# START OF Data section

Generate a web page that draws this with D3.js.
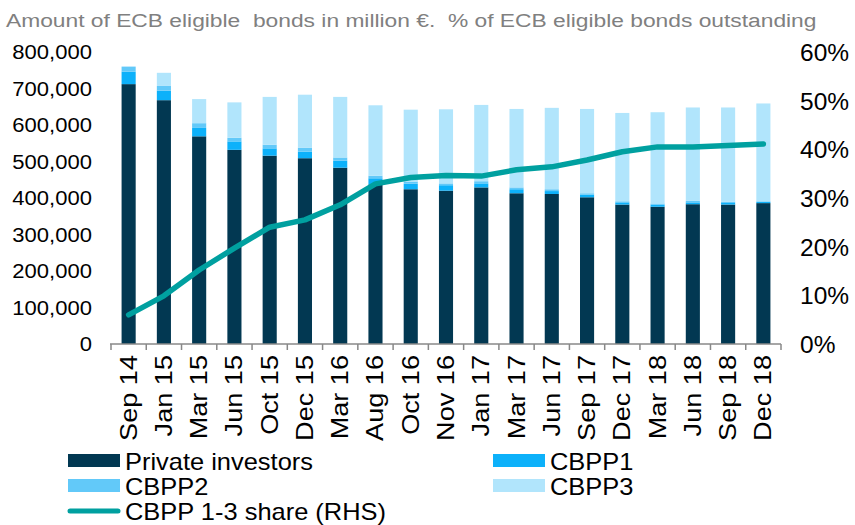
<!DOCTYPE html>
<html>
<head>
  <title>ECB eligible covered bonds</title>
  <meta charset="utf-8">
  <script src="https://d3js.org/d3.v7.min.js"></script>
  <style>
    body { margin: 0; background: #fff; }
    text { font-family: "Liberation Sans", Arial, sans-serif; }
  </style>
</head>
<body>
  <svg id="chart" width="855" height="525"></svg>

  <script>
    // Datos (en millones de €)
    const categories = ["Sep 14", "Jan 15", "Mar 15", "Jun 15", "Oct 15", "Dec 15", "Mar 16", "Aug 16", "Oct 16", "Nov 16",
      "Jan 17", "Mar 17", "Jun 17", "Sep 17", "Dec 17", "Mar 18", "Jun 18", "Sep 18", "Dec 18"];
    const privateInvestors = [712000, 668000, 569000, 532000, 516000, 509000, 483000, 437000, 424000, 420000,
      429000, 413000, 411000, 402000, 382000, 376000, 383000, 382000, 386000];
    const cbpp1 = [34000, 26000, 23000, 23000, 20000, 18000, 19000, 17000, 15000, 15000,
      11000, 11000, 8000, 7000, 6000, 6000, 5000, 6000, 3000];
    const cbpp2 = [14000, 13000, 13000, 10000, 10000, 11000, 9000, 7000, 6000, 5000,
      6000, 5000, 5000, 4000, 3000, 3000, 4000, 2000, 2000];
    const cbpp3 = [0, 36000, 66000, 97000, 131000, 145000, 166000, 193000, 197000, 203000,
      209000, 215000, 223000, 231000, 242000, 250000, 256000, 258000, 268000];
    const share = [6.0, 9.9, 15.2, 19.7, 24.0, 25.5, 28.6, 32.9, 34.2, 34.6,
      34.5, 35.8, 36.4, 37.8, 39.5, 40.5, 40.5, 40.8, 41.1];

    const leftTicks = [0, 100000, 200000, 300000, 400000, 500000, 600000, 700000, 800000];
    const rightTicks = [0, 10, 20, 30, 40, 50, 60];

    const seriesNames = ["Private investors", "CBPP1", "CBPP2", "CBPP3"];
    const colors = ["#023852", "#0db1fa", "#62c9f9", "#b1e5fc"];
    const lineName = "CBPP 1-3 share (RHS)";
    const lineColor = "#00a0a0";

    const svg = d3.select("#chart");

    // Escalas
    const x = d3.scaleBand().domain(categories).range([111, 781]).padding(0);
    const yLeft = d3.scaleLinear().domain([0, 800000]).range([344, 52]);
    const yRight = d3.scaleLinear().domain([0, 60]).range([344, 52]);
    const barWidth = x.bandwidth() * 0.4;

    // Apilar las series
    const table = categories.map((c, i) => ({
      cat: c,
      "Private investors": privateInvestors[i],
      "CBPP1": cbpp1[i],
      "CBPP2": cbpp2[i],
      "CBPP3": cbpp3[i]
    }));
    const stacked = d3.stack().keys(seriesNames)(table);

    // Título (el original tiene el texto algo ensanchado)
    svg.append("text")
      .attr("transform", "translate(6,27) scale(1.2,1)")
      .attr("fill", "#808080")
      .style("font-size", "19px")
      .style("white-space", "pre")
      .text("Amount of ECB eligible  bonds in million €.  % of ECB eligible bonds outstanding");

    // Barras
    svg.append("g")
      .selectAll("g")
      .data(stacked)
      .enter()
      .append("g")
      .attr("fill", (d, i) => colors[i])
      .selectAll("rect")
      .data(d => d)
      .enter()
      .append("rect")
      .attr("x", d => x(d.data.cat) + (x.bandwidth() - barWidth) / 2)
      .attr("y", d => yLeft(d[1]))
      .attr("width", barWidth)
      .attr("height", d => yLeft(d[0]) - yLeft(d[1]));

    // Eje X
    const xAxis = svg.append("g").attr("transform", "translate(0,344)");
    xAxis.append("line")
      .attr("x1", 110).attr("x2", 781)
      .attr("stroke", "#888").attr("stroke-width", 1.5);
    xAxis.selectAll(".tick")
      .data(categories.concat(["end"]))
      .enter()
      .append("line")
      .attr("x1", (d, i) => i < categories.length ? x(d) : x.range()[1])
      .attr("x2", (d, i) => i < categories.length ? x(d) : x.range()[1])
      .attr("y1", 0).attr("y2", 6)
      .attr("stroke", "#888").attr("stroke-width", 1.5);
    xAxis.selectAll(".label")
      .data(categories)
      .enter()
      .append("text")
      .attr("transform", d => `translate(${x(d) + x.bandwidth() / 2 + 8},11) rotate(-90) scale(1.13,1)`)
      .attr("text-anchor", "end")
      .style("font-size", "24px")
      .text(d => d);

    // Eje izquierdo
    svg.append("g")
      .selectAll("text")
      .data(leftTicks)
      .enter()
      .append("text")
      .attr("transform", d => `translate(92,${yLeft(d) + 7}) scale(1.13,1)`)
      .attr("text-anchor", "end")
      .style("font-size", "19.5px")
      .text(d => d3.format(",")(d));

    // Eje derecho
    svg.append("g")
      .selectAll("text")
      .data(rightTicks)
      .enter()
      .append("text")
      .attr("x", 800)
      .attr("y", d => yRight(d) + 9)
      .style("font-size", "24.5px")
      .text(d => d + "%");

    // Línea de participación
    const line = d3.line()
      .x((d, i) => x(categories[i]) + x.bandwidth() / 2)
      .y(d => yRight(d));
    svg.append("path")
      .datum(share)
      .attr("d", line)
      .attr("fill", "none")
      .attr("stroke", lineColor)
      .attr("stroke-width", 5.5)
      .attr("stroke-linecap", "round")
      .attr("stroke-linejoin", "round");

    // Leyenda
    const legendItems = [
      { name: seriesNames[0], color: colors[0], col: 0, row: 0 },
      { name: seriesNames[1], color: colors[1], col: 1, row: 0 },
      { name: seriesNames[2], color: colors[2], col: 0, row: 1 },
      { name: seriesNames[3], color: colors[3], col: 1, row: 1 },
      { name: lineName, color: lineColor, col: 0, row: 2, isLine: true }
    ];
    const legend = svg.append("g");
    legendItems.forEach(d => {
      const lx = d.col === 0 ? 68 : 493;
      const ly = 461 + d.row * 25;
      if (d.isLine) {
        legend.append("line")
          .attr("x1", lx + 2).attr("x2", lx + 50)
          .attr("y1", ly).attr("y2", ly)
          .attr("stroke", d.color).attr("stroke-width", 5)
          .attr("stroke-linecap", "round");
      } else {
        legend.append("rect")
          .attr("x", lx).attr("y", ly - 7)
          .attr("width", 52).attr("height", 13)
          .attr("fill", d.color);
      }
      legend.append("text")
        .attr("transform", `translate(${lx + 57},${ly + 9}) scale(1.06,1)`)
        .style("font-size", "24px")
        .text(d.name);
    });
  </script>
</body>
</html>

# END OF Data section

To do:
Retype each line of the listing above word for word. Exclude the pictures.

Answer for the task:
Generate a web page that draws this with D3.js.
<!DOCTYPE html>
<html>
<head>
  <title>ECB eligible covered bonds</title>
  <meta charset="utf-8">
  <script src="https://d3js.org/d3.v7.min.js"></script>
  <style>
    body { margin: 0; background: #fff; }
    text { font-family: "Liberation Sans", Arial, sans-serif; }
  </style>
</head>
<body>
  <svg id="chart" width="855" height="525"></svg>

  <script>
    // Datos (en millones de €)
    const categories = ["Sep 14", "Jan 15", "Mar 15", "Jun 15", "Oct 15", "Dec 15", "Mar 16", "Aug 16", "Oct 16", "Nov 16",
      "Jan 17", "Mar 17", "Jun 17", "Sep 17", "Dec 17", "Mar 18", "Jun 18", "Sep 18", "Dec 18"];
    const privateInvestors = [712000, 668000, 569000, 532000, 516000, 509000, 483000, 437000, 424000, 420000,
      429000, 413000, 411000, 402000, 382000, 376000, 383000, 382000, 386000];
    const cbpp1 = [34000, 26000, 23000, 23000, 20000, 18000, 19000, 17000, 15000, 15000,
      11000, 11000, 8000, 7000, 6000, 6000, 5000, 6000, 3000];
    const cbpp2 = [14000, 13000, 13000, 10000, 10000, 11000, 9000, 7000, 6000, 5000,
      6000, 5000, 5000, 4000, 3000, 3000, 4000, 2000, 2000];
    const cbpp3 = [0, 36000, 66000, 97000, 131000, 145000, 166000, 193000, 197000, 203000,
      209000, 215000, 223000, 231000, 242000, 250000, 256000, 258000, 268000];
    const share = [6.0, 9.9, 15.2, 19.7, 24.0, 25.5, 28.6, 32.9, 34.2, 34.6,
      34.5, 35.8, 36.4, 37.8, 39.5, 40.5, 40.5, 40.8, 41.1];

    const leftTicks = [0, 100000, 200000, 300000, 400000, 500000, 600000, 700000, 800000];
    const rightTicks = [0, 10, 20, 30, 40, 50, 60];

    const seriesNames = ["Private investors", "CBPP1", "CBPP2", "CBPP3"];
    const colors = ["#023852", "#0db1fa", "#62c9f9", "#b1e5fc"];
    const lineName = "CBPP 1-3 share (RHS)";
    const lineColor = "#00a0a0";

    const svg = d3.select("#chart");

    // Escalas
    const x = d3.scaleBand().domain(categories).range([111, 781]).padding(0);
    const yLeft = d3.scaleLinear().domain([0, 800000]).range([344, 52]);
    const yRight = d3.scaleLinear().domain([0, 60]).range([344, 52]);
    const barWidth = x.bandwidth() * 0.4;

    // Apilar las series
    const table = categories.map((c, i) => ({
      cat: c,
      "Private investors": privateInvestors[i],
      "CBPP1": cbpp1[i],
      "CBPP2": cbpp2[i],
      "CBPP3": cbpp3[i]
    }));
    const stacked = d3.stack().keys(seriesNames)(table);

    // Título (el original tiene el texto algo ensanchado)
    svg.append("text")
      .attr("transform", "translate(6,27) scale(1.2,1)")
      .attr("fill", "#808080")
      .style("font-size", "19px")
      .style("white-space", "pre")
      .text("Amount of ECB eligible  bonds in million €.  % of ECB eligible bonds outstanding");

    // Barras
    svg.append("g")
      .selectAll("g")
      .data(stacked)
      .enter()
      .append("g")
      .attr("fill", (d, i) => colors[i])
      .selectAll("rect")
      .data(d => d)
      .enter()
      .append("rect")
      .attr("x", d => x(d.data.cat) + (x.bandwidth() - barWidth) / 2)
      .attr("y", d => yLeft(d[1]))
      .attr("width", barWidth)
      .attr("height", d => yLeft(d[0]) - yLeft(d[1]));

    // Eje X
    const xAxis = svg.append("g").attr("transform", "translate(0,344)");
    xAxis.append("line")
      .attr("x1", 110).attr("x2", 781)
      .attr("stroke", "#888").attr("stroke-width", 1.5);
    xAxis.selectAll(".tick")
      .data(categories.concat(["end"]))
      .enter()
      .append("line")
      .attr("x1", (d, i) => i < categories.length ? x(d) : x.range()[1])
      .attr("x2", (d, i) => i < categories.length ? x(d) : x.range()[1])
      .attr("y1", 0).attr("y2", 6)
      .attr("stroke", "#888").attr("stroke-width", 1.5);
    xAxis.selectAll(".label")
      .data(categories)
      .enter()
      .append("text")
      .attr("transform", d => `translate(${x(d) + x.bandwidth() / 2 + 8},11) rotate(-90) scale(1.13,1)`)
      .attr("text-anchor", "end")
      .style("font-size", "24px")
      .text(d => d);

    // Eje izquierdo
    svg.append("g")
      .selectAll("text")
      .data(leftTicks)
      .enter()
      .append("text")
      .attr("transform", d => `translate(92,${yLeft(d) + 7}) scale(1.13,1)`)
      .attr("text-anchor", "end")
      .style("font-size", "19.5px")
      .text(d => d3.format(",")(d));

    // Eje derecho
    svg.append("g")
      .selectAll("text")
      .data(rightTicks)
      .enter()
      .append("text")
      .attr("x", 800)
      .attr("y", d => yRight(d) + 9)
      .style("font-size", "24.5px")
      .text(d => d + "%");

    // Línea de participación
    const line = d3.line()
      .x((d, i) => x(categories[i]) + x.bandwidth() / 2)
      .y(d => yRight(d));
    svg.append("path")
      .datum(share)
      .attr("d", line)
      .attr("fill", "none")
      .attr("stroke", lineColor)
      .attr("stroke-width", 5.5)
      .attr("stroke-linecap", "round")
      .attr("stroke-linejoin", "round");

    // Leyenda
    const legendItems = [
      { name: seriesNames[0], color: colors[0], col: 0, row: 0 },
      { name: seriesNames[1], color: colors[1], col: 1, row: 0 },
      { name: seriesNames[2], color: colors[2], col: 0, row: 1 },
      { name: seriesNames[3], color: colors[3], col: 1, row: 1 },
      { name: lineName, color: lineColor, col: 0, row: 2, isLine: true }
    ];
    const legend = svg.append("g");
    legendItems.forEach(d => {
      const lx = d.col === 0 ? 68 : 493;
      const ly = 461 + d.row * 25;
      if (d.isLine) {
        legend.append("line")
          .attr("x1", lx + 2).attr("x2", lx + 50)
          .attr("y1", ly).attr("y2", ly)
          .attr("stroke", d.color).attr("stroke-width", 5)
          .attr("stroke-linecap", "round");
      } else {
        legend.append("rect")
          .attr("x", lx).attr("y", ly - 7)
          .attr("width", 52).attr("height", 13)
          .attr("fill", d.color);
      }
      legend.append("text")
        .attr("transform", `translate(${lx + 57},${ly + 9}) scale(1.06,1)`)
        .style("font-size", "24px")
        .text(d.name);
    });
  </script>
</body>
</html>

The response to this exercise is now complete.